After a whirlwind of episodes that took away our collective breath, “Q & A” was powerfully quiet. Not to say there were no heart-pounding moments, rather, the exhilaration came through the skillful way Carrie Mathison cornered her mouse.
Following Carrie’s confrontation and the subsequent rendition-like Brody takedown, the key players end up in the handy-dandy CIA makeshift prison/interrogation room, complete with table cuffs. Surprisingly, or perhaps more because they know they need her, Estes, Saul and Quinn don’t stay angry at Carrie more than a few moments. Everyone begrudgingly allows the slim possibility of Carrie’s assertion that Brody made her—I’m not sure whether she really believes it herself, or it’s just an excuse for her losing control. We understand Quinn’s reluctance to let Carrie conduct Brody’s interview; is he the only one that doesn’t know the Senator will never confess to him, or is he just setting up sympathiser Carrie all along? Thrown into a hotbed of magnificent actors, Rupert Friend has quickly made his own place. Quinn leads Brody through a parade of lies before hitting “Play” on the recovered suicide video, then walks out, leaving Brody to stew. Damian Lewis again does the face morph, as Brody’s emotions transform him from nervous to angry, then defiant to deflated.
Did anyone see Quinn’s next move coming—when Brody takes the position that he made the suicide video but never actually wore a vest bomb (pretty smart)? Perhaps because we’ve been preconditioned, when the agent feigns losing control and stabs Brody, I was completely taken aback. But I don’t feel too badly, since it seemed to take a moment for Saul to catch on; “So that was all theater.” Quinn: “Every good cop needs a bad cop.” And finally, we get what we came for. Whether or not Carrie completely lost it when she confessed her knowledge and feelings to Brody, now she plays him like a well-loved instrument. She gently removes his cuffs, caresses him and softly…expertly plucks his every string until he cannot help himself. Brody responds just as he was conditioned to by Nazir. Lewis’ face crumbles and as Carrie speaks to Brody, he transforms back to that bearded, dazed POW we saw at “Homeland’s” outset. Watching Brody fall apart, Carrie baring her soul, their eyes both filling with tears and then Brody dropping to the floor in the fetal position (just as we’ve seen Carrie do), it’s impossible not to see the bond between these two broken souls.
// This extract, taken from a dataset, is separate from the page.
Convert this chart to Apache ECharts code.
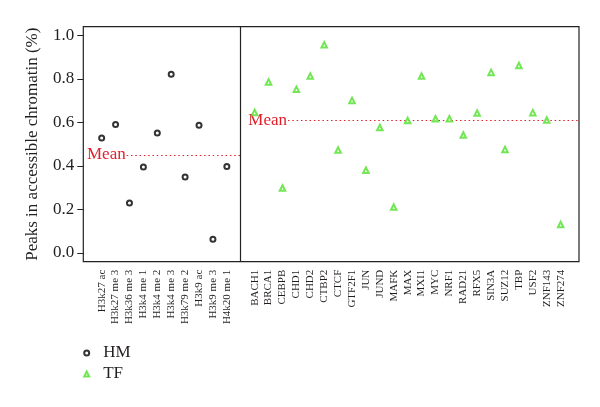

In between the interrogation scenes, we’re treated to sporadic scenes of a mostly clueless, suddenly dejected Jessica running around trying to find the husband she just kicked out. It’s a little strange that right after they’ve separated, her anger has so quickly dissipated and she goes on a mission to find him—it seems conveniently written just so someone will be suspicious over Brody’s disappearance. (Better her than Roya, I suppose.) But even more disappointing is the direction writers are taking Dana. There’s nothing wrong with a little teenage crushing on the Vice President’s son, but this business with the hit and run has veered too far into Kim Bauer territory. The only justification would be if Dana eventually needs to play a little blackmail game with Finn to help her dad.
As expected, Brody has no choice but to work for the CIA. It’s a useful truth for Brody to offer when he returns home to Jessica—who stretches credulity by taking back her husband so quickly. But as we’ve observed, “Homeland” is a show that needs to rubber band the truth a bit so that when we get off the coaster, we want to run right back to get in line and ride again.
Cindy Davis is currently in line for a stormy ride she hopes is not too bumpy.